В этот приятный вечер, столь пользительный для укрепления религии и нравственности, мистер Артур Кленнэм, только что прибывший из Марселя через Дувр, откуда его доставил дуврский дилижанс, так называемая «Синеокая красотка», сидел у окна в кофейне на Ладгет-Хилл. Вокруг него было десять тысяч респектабельных домов, так хмуро глядевших на улицы, их обтекавшие, словно в каждом из них проживали те десять юношей из «Тысячи и одной ночи», которые по ночам вымазывали себе лица грязью и в горестных воплях оплакивали свои невзгоды. Вокруг него было пятьдесят тысяч жалких лачуг, где люди жили в такой тесноте и грязи, что чистая вода, в субботу вечером налитая в кувшин, в воскресенье утром уже не годилась к употреблению; хотя его милость, депутат от их округа, удивлялся, отчего это им не спится среди запахов лежалой говядины и баранины. На целые мили к северу, к югу, к западу, к востоку тянулись дома, похожие на колодцы или шахты, дома, обитатели которых всегда задыхались от недостатка воздуха. Через весь город, вместо красивой, прохладной реки, катила свои мутные воды сточная канава. Какие же мирские желания могли в день седьмой волновать миллион с лишним человеческих существ, шесть дней гнувших спину среди всех этих аркадских радостей, от сладостного постоянства которых им некуда было спастись с колыбели до гроба? Недремлющее око полиции – вот, разумеется, и все, что им требовалось.
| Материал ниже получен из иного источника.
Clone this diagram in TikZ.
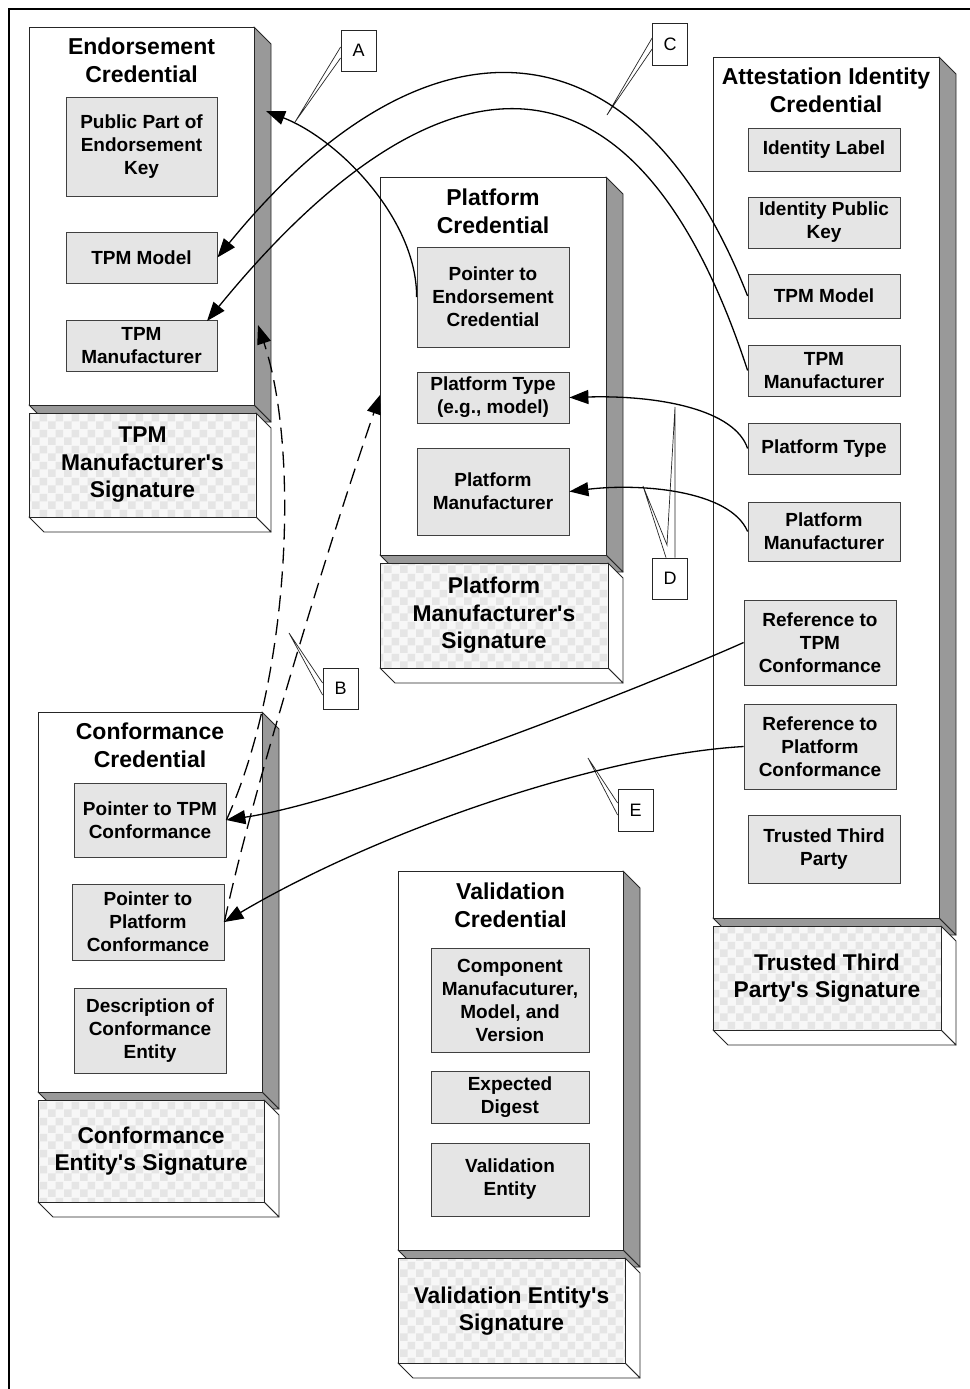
\documentclass[tikz,border=0pt]{standalone}
\usepackage{fontspec}
\setmainfont{Liberation Sans}[Ligatures=TeXOff]
\usetikzlibrary{arrows.meta,patterns}

% light checker used on the signature slabs
\pgfdeclarepatternformonly{sigcheck}{\pgfqpoint{0pt}{0pt}}{\pgfqpoint{16pt}{16pt}}{\pgfqpoint{16pt}{16pt}}{%
  \pgfpathrectangle{\pgfqpoint{0pt}{0pt}}{\pgfqpoint{8pt}{8pt}}%
  \pgfpathrectangle{\pgfqpoint{8pt}{8pt}}{\pgfqpoint{8pt}{8pt}}%
  \pgfusepath{fill}}

\newcommand\titlefont{\fontsize{23}{28}\selectfont\bfseries}
\newcommand\fieldfont{\fontsize{19}{23}\selectfont\bfseries}
\newcommand\sigfont{\fontsize{22.8}{27.5}\selectfont\bfseries}
\newcommand\callfont{\fontsize{18}{20}\selectfont}

\tikzset{
  credfront/.style={fill=white, draw=black!85, line width=0.9pt},
  credside/.style={fill=black!40, draw=black!85, line width=0.9pt, line join=round},
  sigside/.style={fill=white, draw=black!85, line width=0.9pt, line join=round},
  sigedge/.style={draw=black!85, line width=0.9pt},
  field/.style={draw=black!75, fill=black!10, line width=0.8pt, inner sep=0pt,
                align=center, font=\fieldfont, text=black},
  ctitle/.style={align=center, font=\titlefont, inner sep=0pt},
  sigtext/.style={align=center, font=\sigfont, inner sep=0pt},
  link/.style={line width=1.3pt, -{Triangle[length=19pt,width=14pt]}},
  weaklink/.style={link, dash pattern=on 16pt off 8pt},
  callbox/.style={draw=black!85, fill=white, line width=0.8pt, minimum width=35pt,
                  minimum height=41pt, inner sep=0pt, font=\callfont},
  callwedge/.style={draw=black!85, line width=0.7pt, line join=miter}
}

% credential slab with its signature slab below
% #1,#2 = front top-left, #3,#4 = front bottom-right, #5 = signature bottom
\newcommand\credbox[5]{%
  \pgfmathsetmacro\cbxa{#3+17}%
  \pgfmathsetmacro\cbya{#2+17}%
  \pgfmathsetmacro\cbyb{#4+17}%
  \pgfmathsetmacro\cbxl{#1+17}%
  \pgfmathsetmacro\cbst{#4+8}%
  \pgfmathsetmacro\cbsr{#3+2}%
  \pgfmathsetmacro\cbsd{\cbst+15}%
  \pgfmathsetmacro\cbsb{#5+15}%
  \pgfmathsetmacro\cbsl{#1+15}%
  \filldraw[credside] (#3,#2) -- (\cbxa,\cbya) -- (\cbxa,\cbyb) -- (#3,#4) -- cycle;
  \filldraw[credside] (#1,#4) -- (#3,#4) -- (\cbxa,\cbyb) -- (\cbxl,\cbyb) -- cycle;
  \filldraw[credfront] (#1,#2) rectangle (#3,#4);
  \filldraw[sigside] (\cbsr,\cbst) -- (\cbxa,\cbsd) -- (\cbxa,\cbsb) -- (\cbsr,#5) -- cycle;
  \filldraw[sigside] (#1,#5) -- (\cbsr,#5) -- (\cbxa,\cbsb) -- (\cbsl,\cbsb) -- cycle;
  \fill[black!3] (#1,\cbst) rectangle (\cbsr,#5);
  \fill[pattern=sigcheck, pattern color=black!10] (#1,\cbst) rectangle (\cbsr,#5);
  \draw[sigedge] (#1,\cbst) rectangle (\cbsr,#5);
}

\begin{document}
\begin{tikzpicture}[x=1pt,y=-1pt]
\useasboundingbox (0,0) rectangle (969,1389);
\fill[white] (0,0) rectangle (969,1389);
\draw[line width=2pt] (9,9) rectangle (985,1405);

% ---------------- Endorsement credential
\credbox{29}{27}{254}{405}{517}
\node[ctitle] (ectitle) at (141.5,60) {Endorsement\\Credential};
\node[field, minimum width=151pt, minimum height=99pt] (ecpub) at (141.5,146.5) {Public Part of\\Endorsement\\Key};
\node[field, minimum width=151pt, minimum height=51pt] (ectm) at (141.5,257.5) {TPM Model};
\node[field, minimum width=151pt, minimum height=51pt] (ectmf) at (141.5,345.5) {TPM\\Manufacturer};
\node[sigtext] (ecsig) at (142.5,465) {TPM\\Manufacturer's\\Signature};

% ---------------- Platform credential
\credbox{380}{177}{606}{555}{668}
\node[ctitle] (pctitle) at (493,211) {Platform\\Credential};
\node[field, minimum width=152pt, minimum height=100pt] (pcptr) at (493,297) {Pointer to\\Endorsement\\Credential};
\node[field, minimum width=152pt, minimum height=51pt] (pctype) at (493,397.5) {Platform Type\\(e.g., model)};
\node[field, minimum width=152pt, minimum height=87pt] (pcmf) at (493,491.5) {Platform\\Manufacturer};
\node[sigtext] (pcsig) at (494,615.5) {Platform\\Manufacturer's\\Signature};

% ---------------- Attestation identity credential
\credbox{713}{57}{939}{918}{1030}
\node[ctitle] (aictitle) at (826,90) {Attestation Identity\\Credential};
\node[field, minimum width=152pt, minimum height=43pt] (idlabel) at (824,149.5) {Identity Label};
\node[field, minimum width=152pt, minimum height=51pt] (idpub) at (824,222.5) {Identity Public\\Key};
\node[field, minimum width=152pt, minimum height=44pt] (aictm) at (824,296) {TPM Model};
\node[field, minimum width=152pt, minimum height=51pt] (aictmf) at (824,370.5) {TPM\\Manufacturer};
\node[field, minimum width=152pt, minimum height=51pt] (aictype) at (824,448.5) {Platform Type};
\node[field, minimum width=152pt, minimum height=59pt] (aicmf) at (824,531.5) {Platform\\Manufacturer};
\node[field, minimum width=152pt, minimum height=85pt] (reftpm) at (820,642.5) {Reference to\\TPM\\Conformance};
\node[field, minimum width=152pt, minimum height=85pt] (refplat) at (820,746.5) {Reference to\\Platform\\Conformance};
\node[field, minimum width=152pt, minimum height=68pt] (ttp) at (824,849) {Trusted Third\\Party};
\node[sigtext] (aicsig) at (827,978) {Trusted Third\\Party's Signature};

% ---------------- Conformance credential
\credbox{38}{712}{262}{1092}{1202}
\node[ctitle] (cctitle) at (150,745) {Conformance\\Credential};
\node[field, minimum width=152pt, minimum height=74pt] (ptrtpm) at (150,820) {Pointer to TPM\\Conformance};
\node[field, minimum width=152pt, minimum height=76pt] (ptrplat) at (148,922) {Pointer to\\Platform\\Conformance};
\node[field, minimum width=152pt, minimum height=85pt] (desc) at (150,1030.5) {Description of\\Conformance\\Entity};
\node[sigtext] (ccsig) at (151,1151) {Conformance\\Entity's Signature};

% ---------------- Validation credential
\credbox{398}{871}{623}{1250}{1363}
\node[ctitle] (vctitle) at (510.5,905) {Validation\\Credential};
\node[field, minimum width=158pt, minimum height=104pt] (comp) at (510,1000) {Component\\Manufacuturer,\\Model, and\\Version};
\node[field, minimum width=158pt, minimum height=52pt] (digest) at (510,1097) {Expected\\Digest};
\node[field, minimum width=158pt, minimum height=73pt] (valent) at (510,1179.5) {Validation\\Entity};
\node[sigtext] (vcsig) at (511.5,1311) {Validation Entity's\\Signature};

% ---------------- free ends of links and callout pointers
\coordinate (ecside) at (266,111);
\coordinate (ectmfend) at (207,321);
\coordinate (ecsideb) at (258,325);
\coordinate (pcleft) at (380,395);
\coordinate (atip) at (295,122);
\coordinate (ctip) at (607,115);
\coordinate (btip) at (289,633);
\coordinate (etip) at (588,758);
\coordinate (dtipa) at (675,407);
\coordinate (dtipb) at (643,486);
\coordinate (dmid) at (667,545);

% ---------------- callouts
\node[callbox] (calla) at (358.5,50.5) {A};
\draw[callwedge] ([yshift=3.5pt]calla.west) -- (atip) -- ([yshift=-7.5pt]calla.west);
\node[callbox, minimum height=42pt] (callc) at (670,44) {C};
\draw[callwedge] ([yshift=6pt]callc.west) -- (ctip) -- ([yshift=-5pt]callc.west);
\node[callbox] (callb) at (340.5,688.5) {B};
\draw[callwedge] ([yshift=5.5pt]callb.west) -- (btip) -- ([yshift=-6.5pt]callb.west);
\node[callbox, minimum height=42pt] (calle) at (635.5,810) {E};
\draw[callwedge] ([yshift=7pt]calle.west) -- (etip) -- ([yshift=-5pt]calle.west);
\node[callbox] (calld) at (670,578.5) {D};
\draw[callwedge] ([xshift=5pt]calld.north) -- (dtipa) -- (dmid) -- (dtipb) -- ([xshift=-4pt]calld.north);

% ---------------- links between credentials
\draw[link] (pcptr.west) .. controls (417,220) and (340,140) .. (ecside);
\draw[link] (aictm.west) .. controls (635,9) and (422,6) .. (ectm.east);
\draw[link] (aictmf.west) .. controls (626,-1) and (416,65) .. (ectmfend);
\draw[link] (aictype.west) .. controls (735,410) and (660,395) .. (pctype.east);
\draw[link] (aicmf.west) .. controls (730,490) and (640,483) .. (pcmf.east);
\draw[link] (reftpm.west) .. controls (660,680) and (360,800) .. (ptrtpm.east);
\draw[link] (refplat.west) .. controls (600,755) and (380,830) .. (ptrplat.east);
\draw[weaklink] (ptrtpm.east) .. controls (290,680) and (300,450) .. (ecsideb);
\draw[weaklink] (ptrplat.east) .. controls (250,800) and (330,540) .. (pcleft);
\end{tikzpicture}
\end{document}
Мистер Артур Кленнэм сидел у окна в кофейне на Ладгет-Хилле, прислушиваясь к звону ближайшего колокола, машинально подбирая ему в такт слова и припевы, и думал: сколько найдется за год слабых здоровьем людей, чью кончину ускорит это испытание? По мере того как приближался час начала церковной службы, колокол все чаще менял свой голос и от этого все неотвязней лез в уши. Когда осталось четверть часа, он забил с оживленно-мертвящей настойчивостью, торопя население в божий храм, в божий храм, в божий храм. Когда осталось десять минут, он увидел, что прихожане собираются туго, и, приуныв, стал глухо взывать: ждем вас, ждем вас, ждем вас. Когда осталось только пять минут, он потерял всякую надежду, и все триста секунд сотрясал окрестные дома мрачными ударами, по одному в секунду, похожими на стон отчаяния.